TWO MODELS OF TRUSTING FAITH



Homily for May 5th, 2014: John 6:22-29.
          “This is the work of God,” Jesus says, “that you believe in the one he sent.” To believe in someone is to trust that person. To believe in the one God sent, Jesus, means to trust him. But it means more. It means entrusting our lives to him. Is that scary? Of course it is. Because it means losing control, turning our lives over to another. That is what the saints do – every one of them, no exceptions.
Consider our two most recent saints. St John XXII came from a desperately poor family. In our country they would have been called sharecroppers. As a child he went barefoot. His parents couldn’t afford shoes. Later they couldn’t afford train fare to Rome when he was ordained priest. Made a bishop at an early age, he chose a motto that showed that he had already turned over control of his life to others: Obedientia et pax. Sent for twenty long years to the fringes of the Catholic world – Bulgaria, Turkey and Greece – ignored and considered a simpleton at headquarters, he lived out his motto in ways that his Journal of a Soul shows were often lonely and painful. Those years, living among people who were not even on the Vatican radar screen, made him into a man who accepted without hesitation all that was asked of him and was totally at peace. This gave him the courage to call an ecumenical council which, according to his intent – the fulfillment of which we can see only now – would be for the Church a new Pentecost.

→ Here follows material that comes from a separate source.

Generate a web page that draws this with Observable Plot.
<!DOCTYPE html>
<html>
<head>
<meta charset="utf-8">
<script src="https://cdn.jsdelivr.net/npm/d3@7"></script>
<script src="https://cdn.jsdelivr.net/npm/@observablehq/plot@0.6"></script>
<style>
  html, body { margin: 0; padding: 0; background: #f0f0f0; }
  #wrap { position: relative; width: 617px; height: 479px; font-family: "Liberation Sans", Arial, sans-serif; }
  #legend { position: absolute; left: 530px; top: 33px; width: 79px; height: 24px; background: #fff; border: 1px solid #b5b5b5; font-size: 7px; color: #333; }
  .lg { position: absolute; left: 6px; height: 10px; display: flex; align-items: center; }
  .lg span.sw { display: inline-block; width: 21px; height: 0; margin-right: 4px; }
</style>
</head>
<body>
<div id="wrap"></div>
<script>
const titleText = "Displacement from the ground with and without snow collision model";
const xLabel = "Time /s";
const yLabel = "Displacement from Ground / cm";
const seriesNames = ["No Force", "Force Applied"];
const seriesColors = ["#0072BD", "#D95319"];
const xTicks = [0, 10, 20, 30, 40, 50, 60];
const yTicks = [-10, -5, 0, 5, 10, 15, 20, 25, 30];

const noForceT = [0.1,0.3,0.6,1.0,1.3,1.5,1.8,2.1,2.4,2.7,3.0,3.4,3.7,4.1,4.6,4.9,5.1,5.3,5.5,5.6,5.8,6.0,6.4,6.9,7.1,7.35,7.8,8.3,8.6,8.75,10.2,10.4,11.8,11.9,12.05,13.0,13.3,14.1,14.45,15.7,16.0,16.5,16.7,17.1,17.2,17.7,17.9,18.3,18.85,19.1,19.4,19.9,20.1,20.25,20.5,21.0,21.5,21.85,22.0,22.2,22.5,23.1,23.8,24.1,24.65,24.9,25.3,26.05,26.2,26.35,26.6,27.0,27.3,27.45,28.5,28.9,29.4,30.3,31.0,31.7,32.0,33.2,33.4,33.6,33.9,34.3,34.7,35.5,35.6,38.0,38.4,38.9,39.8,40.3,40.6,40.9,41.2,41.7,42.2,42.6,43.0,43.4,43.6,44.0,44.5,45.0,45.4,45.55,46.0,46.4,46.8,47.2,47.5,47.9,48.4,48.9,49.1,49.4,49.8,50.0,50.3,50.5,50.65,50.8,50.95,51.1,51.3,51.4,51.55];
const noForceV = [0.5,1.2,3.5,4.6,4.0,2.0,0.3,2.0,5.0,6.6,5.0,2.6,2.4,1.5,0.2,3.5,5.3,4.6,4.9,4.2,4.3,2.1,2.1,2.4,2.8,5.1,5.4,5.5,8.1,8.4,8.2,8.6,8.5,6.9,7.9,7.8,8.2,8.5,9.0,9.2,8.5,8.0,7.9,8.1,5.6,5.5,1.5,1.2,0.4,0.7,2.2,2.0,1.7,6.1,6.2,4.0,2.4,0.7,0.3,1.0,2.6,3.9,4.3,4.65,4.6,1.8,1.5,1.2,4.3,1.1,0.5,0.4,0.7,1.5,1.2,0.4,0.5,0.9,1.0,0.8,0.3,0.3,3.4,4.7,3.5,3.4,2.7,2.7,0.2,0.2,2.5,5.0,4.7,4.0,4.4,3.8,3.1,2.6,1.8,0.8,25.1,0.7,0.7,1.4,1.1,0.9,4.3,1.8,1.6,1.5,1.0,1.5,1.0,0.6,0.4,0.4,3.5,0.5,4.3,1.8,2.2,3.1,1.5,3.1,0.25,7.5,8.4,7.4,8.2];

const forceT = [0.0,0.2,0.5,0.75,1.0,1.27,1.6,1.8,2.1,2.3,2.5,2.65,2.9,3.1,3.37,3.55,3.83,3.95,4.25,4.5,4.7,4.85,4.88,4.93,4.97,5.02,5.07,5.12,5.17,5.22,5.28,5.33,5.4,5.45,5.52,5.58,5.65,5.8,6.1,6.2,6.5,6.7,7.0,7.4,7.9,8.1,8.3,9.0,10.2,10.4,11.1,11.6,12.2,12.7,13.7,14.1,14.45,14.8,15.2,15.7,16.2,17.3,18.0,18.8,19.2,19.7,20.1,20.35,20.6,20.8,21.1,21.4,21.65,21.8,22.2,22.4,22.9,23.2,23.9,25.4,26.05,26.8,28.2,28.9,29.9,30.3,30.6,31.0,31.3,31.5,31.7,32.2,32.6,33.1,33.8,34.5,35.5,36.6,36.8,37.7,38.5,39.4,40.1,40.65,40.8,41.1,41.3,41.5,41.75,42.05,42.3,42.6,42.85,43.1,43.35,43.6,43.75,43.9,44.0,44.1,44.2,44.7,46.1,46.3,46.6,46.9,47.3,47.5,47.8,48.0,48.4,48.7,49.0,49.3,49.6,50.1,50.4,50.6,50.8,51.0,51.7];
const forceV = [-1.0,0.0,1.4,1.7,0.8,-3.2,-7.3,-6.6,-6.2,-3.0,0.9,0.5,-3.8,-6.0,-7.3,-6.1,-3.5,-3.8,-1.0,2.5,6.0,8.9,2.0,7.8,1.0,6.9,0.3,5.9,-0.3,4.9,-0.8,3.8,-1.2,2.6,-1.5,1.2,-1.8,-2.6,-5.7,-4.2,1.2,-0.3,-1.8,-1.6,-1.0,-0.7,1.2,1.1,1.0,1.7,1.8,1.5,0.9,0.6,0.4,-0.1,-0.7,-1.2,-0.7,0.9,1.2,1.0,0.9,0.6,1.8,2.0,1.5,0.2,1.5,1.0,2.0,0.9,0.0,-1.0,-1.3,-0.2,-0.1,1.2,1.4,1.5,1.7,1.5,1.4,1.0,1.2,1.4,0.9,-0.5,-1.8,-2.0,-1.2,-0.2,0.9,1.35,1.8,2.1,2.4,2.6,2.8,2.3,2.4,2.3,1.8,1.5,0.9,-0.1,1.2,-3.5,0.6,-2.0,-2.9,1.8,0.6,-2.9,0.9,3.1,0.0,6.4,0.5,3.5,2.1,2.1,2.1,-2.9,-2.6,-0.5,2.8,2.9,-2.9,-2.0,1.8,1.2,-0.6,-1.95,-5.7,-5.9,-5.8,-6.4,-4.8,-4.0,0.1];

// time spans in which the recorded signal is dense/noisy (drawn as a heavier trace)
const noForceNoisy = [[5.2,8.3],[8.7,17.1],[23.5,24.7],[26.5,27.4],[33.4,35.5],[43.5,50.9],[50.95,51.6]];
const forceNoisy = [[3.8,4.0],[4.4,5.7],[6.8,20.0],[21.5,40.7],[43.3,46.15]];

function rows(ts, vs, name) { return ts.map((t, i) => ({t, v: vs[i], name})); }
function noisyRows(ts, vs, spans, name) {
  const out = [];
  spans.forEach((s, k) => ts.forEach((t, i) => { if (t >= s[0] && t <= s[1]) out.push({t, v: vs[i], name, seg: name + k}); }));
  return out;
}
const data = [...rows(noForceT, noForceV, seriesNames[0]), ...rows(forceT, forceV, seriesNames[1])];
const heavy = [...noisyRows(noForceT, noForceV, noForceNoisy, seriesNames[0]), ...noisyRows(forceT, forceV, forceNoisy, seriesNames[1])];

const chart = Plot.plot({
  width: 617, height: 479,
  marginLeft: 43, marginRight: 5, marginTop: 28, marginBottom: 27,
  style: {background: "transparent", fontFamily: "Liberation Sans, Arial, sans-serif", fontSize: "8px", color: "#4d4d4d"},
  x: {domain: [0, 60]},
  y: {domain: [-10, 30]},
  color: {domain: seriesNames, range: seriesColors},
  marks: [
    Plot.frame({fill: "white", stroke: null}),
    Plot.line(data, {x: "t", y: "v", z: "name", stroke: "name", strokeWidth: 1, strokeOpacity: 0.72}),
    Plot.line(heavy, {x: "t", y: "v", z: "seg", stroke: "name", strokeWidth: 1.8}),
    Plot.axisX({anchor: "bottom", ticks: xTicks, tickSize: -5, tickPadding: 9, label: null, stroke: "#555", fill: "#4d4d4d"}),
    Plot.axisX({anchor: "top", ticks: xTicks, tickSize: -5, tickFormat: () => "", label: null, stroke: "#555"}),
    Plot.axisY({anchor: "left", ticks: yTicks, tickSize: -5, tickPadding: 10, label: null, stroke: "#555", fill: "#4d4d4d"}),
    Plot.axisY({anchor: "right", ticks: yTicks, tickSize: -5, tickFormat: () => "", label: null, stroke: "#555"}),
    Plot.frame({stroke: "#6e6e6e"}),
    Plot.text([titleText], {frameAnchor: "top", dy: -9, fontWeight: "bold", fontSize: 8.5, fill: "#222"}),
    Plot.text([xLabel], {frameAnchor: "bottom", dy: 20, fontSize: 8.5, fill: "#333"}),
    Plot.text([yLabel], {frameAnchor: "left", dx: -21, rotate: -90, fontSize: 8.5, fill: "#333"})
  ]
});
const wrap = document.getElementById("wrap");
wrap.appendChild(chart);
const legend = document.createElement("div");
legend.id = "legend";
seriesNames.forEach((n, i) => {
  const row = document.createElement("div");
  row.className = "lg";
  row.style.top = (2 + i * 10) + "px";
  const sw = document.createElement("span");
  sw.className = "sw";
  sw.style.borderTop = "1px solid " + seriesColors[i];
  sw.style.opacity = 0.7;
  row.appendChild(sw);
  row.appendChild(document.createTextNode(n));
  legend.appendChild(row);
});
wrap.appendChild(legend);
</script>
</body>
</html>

St. John Paul II was born into a world which offered little opportunity for control of any kind. He lost his mother at age 9, his older brother at 12, and his father at 19. The Nazis had already occupied Poland. Karol Wojtyla worked for a time in a stone quarry. A German truck hit and almost killed him. When he decided to seek priesthood, he had to attend a secret seminary in the Archbishop’s residence. No sooner were the Nazis defeated in 1945 than they were replaced by Russian communists, no less hostile to the Church and careless of human rights and lives. His whole life, until he was chosen as Bishop of Rome in 1978 was lived in an atmosphere of oppression and terror. His episcopal motto, reflecting his intense Marian devotion was similar to John XXIII’s: Totus tuusAlways yours, holy Mother of God. Happy if we can say the same!